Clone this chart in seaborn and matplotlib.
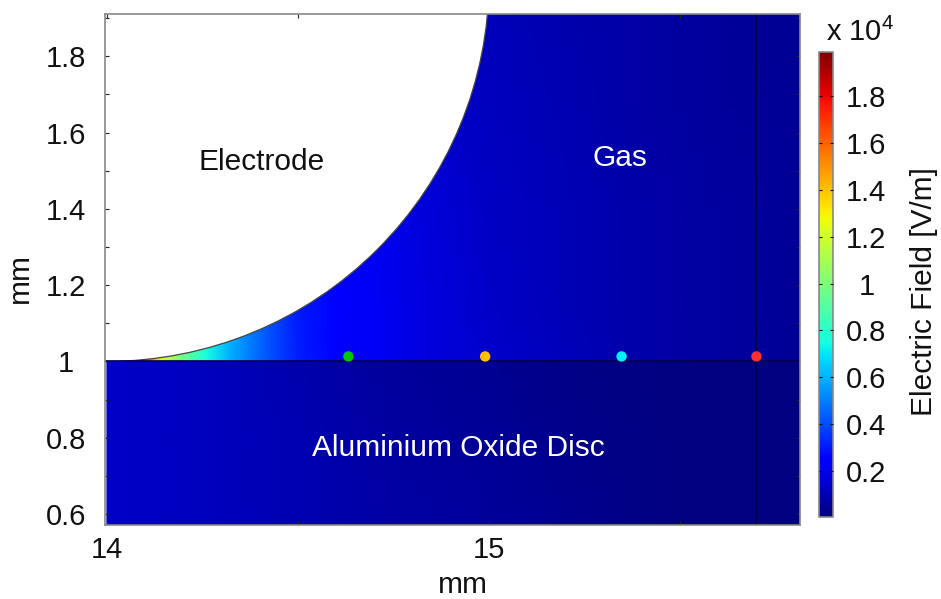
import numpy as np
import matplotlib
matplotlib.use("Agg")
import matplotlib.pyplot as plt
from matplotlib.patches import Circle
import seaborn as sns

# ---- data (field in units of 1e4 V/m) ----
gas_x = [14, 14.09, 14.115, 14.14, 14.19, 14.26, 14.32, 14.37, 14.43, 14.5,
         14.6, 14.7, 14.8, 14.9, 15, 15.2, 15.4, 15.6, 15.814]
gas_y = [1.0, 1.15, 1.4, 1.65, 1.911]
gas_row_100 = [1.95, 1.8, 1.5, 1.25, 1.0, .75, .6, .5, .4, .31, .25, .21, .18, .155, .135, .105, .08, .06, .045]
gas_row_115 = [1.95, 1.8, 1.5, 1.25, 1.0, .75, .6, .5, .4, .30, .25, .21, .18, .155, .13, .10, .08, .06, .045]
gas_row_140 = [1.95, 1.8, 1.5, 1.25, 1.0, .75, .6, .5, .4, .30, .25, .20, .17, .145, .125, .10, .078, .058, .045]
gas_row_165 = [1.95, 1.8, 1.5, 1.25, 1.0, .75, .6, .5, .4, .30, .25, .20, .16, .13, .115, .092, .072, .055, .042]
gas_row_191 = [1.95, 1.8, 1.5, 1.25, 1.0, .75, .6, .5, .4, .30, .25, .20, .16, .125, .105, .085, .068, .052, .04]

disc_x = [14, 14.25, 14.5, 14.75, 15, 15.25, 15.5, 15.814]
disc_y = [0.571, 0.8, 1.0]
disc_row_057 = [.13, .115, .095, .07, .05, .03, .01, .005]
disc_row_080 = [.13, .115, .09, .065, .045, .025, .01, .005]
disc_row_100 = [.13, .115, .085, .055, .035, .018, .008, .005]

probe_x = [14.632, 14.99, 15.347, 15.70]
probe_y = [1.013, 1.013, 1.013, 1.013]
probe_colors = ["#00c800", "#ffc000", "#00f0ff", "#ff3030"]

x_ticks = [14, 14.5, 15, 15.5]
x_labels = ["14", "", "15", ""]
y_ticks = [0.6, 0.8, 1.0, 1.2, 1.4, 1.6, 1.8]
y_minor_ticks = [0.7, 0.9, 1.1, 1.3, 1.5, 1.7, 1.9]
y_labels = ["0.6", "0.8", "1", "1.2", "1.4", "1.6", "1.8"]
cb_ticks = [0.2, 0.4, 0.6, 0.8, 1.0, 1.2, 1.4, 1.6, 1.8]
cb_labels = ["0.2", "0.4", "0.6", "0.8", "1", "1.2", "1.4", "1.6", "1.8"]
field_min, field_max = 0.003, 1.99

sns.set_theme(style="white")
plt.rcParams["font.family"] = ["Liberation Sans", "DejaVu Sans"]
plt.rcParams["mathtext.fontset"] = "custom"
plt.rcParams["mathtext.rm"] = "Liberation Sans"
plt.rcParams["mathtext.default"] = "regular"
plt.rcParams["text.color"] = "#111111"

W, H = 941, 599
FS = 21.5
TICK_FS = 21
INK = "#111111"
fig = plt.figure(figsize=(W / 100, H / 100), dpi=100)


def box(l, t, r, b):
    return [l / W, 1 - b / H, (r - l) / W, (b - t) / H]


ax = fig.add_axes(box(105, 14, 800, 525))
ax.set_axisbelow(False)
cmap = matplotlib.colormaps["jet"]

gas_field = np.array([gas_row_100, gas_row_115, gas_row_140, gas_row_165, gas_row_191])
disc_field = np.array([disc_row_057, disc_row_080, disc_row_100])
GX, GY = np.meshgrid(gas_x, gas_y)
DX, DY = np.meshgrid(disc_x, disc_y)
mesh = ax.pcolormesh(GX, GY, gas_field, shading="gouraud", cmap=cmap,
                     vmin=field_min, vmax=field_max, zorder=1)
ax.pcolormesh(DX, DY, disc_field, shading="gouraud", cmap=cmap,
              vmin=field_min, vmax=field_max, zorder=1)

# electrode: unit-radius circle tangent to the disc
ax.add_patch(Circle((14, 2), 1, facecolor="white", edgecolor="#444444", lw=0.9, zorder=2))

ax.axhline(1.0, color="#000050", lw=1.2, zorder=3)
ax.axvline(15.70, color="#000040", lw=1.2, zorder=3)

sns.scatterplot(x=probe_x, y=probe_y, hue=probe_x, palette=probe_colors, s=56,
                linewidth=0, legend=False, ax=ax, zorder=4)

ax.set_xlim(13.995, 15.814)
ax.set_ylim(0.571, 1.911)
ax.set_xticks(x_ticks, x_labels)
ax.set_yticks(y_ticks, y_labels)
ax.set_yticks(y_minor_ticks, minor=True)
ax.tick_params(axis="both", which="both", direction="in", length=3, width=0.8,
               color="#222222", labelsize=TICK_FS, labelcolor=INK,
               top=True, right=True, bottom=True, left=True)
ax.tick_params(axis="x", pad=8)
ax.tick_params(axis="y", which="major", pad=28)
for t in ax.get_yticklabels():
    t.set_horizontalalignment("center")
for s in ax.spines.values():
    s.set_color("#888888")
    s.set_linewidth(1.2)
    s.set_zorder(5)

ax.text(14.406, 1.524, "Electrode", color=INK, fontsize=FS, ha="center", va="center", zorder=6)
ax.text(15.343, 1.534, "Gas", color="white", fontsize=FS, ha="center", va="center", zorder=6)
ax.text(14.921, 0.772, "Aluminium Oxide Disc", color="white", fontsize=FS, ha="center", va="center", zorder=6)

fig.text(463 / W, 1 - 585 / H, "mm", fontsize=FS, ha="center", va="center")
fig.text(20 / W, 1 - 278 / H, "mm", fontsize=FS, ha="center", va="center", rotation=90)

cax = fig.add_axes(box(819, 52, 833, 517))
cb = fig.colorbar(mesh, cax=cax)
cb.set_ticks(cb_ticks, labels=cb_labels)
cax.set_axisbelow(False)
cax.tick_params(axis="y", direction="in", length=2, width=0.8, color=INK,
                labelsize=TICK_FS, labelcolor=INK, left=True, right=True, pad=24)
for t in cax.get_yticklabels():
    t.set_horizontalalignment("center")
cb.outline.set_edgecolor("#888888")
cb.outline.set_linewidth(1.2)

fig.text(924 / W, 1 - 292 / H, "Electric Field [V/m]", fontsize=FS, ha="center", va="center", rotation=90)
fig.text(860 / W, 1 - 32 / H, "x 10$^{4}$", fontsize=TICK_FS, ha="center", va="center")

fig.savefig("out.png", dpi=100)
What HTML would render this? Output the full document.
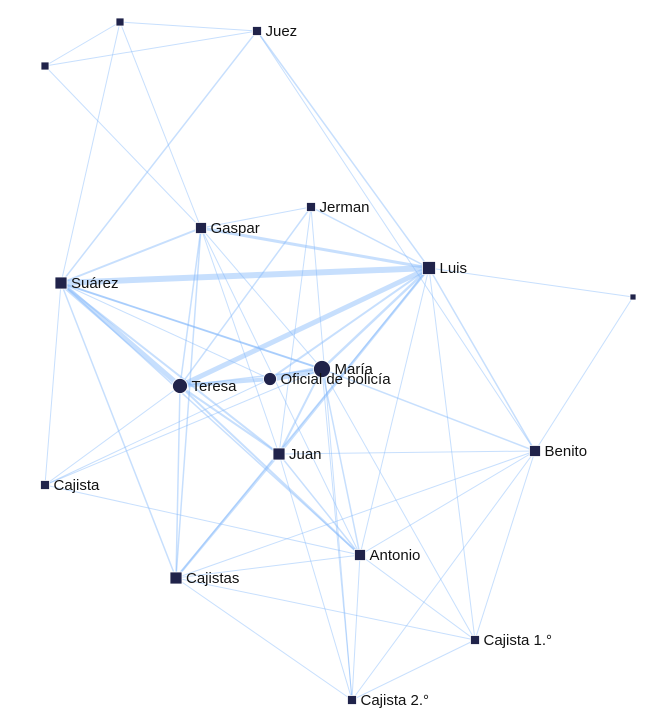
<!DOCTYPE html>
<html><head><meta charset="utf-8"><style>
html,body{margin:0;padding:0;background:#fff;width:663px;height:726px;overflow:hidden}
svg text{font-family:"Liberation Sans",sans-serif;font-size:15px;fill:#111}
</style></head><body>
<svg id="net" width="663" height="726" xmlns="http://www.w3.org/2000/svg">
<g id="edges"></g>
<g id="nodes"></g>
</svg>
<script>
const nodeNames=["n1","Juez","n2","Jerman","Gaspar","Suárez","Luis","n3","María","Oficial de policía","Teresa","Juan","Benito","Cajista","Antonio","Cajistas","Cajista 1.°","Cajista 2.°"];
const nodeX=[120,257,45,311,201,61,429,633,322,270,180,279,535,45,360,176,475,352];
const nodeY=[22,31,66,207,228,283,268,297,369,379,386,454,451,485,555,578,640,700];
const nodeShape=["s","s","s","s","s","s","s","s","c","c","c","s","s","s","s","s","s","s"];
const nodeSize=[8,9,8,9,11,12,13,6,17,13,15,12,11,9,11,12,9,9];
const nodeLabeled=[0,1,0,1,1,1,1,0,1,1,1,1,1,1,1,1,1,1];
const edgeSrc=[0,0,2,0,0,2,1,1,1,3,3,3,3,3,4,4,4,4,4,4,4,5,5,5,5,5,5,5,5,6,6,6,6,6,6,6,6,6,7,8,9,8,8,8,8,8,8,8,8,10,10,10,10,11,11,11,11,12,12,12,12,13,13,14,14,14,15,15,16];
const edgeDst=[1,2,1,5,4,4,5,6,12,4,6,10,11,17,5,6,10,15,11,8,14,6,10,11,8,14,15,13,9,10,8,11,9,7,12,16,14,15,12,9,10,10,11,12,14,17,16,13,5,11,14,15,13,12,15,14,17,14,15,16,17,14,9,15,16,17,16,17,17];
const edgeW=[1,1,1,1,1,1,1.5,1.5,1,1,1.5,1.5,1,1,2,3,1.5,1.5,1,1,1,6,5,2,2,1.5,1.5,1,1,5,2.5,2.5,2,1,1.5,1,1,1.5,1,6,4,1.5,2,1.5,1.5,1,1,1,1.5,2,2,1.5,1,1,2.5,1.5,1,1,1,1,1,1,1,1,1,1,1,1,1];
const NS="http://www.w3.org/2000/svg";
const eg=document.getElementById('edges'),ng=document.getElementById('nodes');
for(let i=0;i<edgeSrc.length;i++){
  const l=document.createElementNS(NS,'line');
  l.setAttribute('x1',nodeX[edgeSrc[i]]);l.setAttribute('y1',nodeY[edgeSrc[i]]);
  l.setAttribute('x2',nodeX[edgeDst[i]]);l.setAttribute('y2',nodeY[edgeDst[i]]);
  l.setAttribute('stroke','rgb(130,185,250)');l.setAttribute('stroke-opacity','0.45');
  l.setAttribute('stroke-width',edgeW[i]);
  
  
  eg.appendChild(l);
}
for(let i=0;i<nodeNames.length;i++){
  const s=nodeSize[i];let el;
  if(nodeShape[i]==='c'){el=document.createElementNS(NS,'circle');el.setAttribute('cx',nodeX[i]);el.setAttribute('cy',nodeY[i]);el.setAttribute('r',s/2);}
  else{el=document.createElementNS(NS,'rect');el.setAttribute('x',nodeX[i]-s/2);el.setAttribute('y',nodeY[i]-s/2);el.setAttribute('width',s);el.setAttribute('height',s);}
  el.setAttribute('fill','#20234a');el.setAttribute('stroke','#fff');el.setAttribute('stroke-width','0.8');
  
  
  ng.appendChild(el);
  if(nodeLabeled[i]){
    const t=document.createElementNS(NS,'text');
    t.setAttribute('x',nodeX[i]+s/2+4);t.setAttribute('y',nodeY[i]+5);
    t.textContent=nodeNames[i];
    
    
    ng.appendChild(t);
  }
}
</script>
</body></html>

====

== Written task ==
Look through the material above and work out how many of its lines contain "seaborn". State the number only.

== Finished exercise ==
2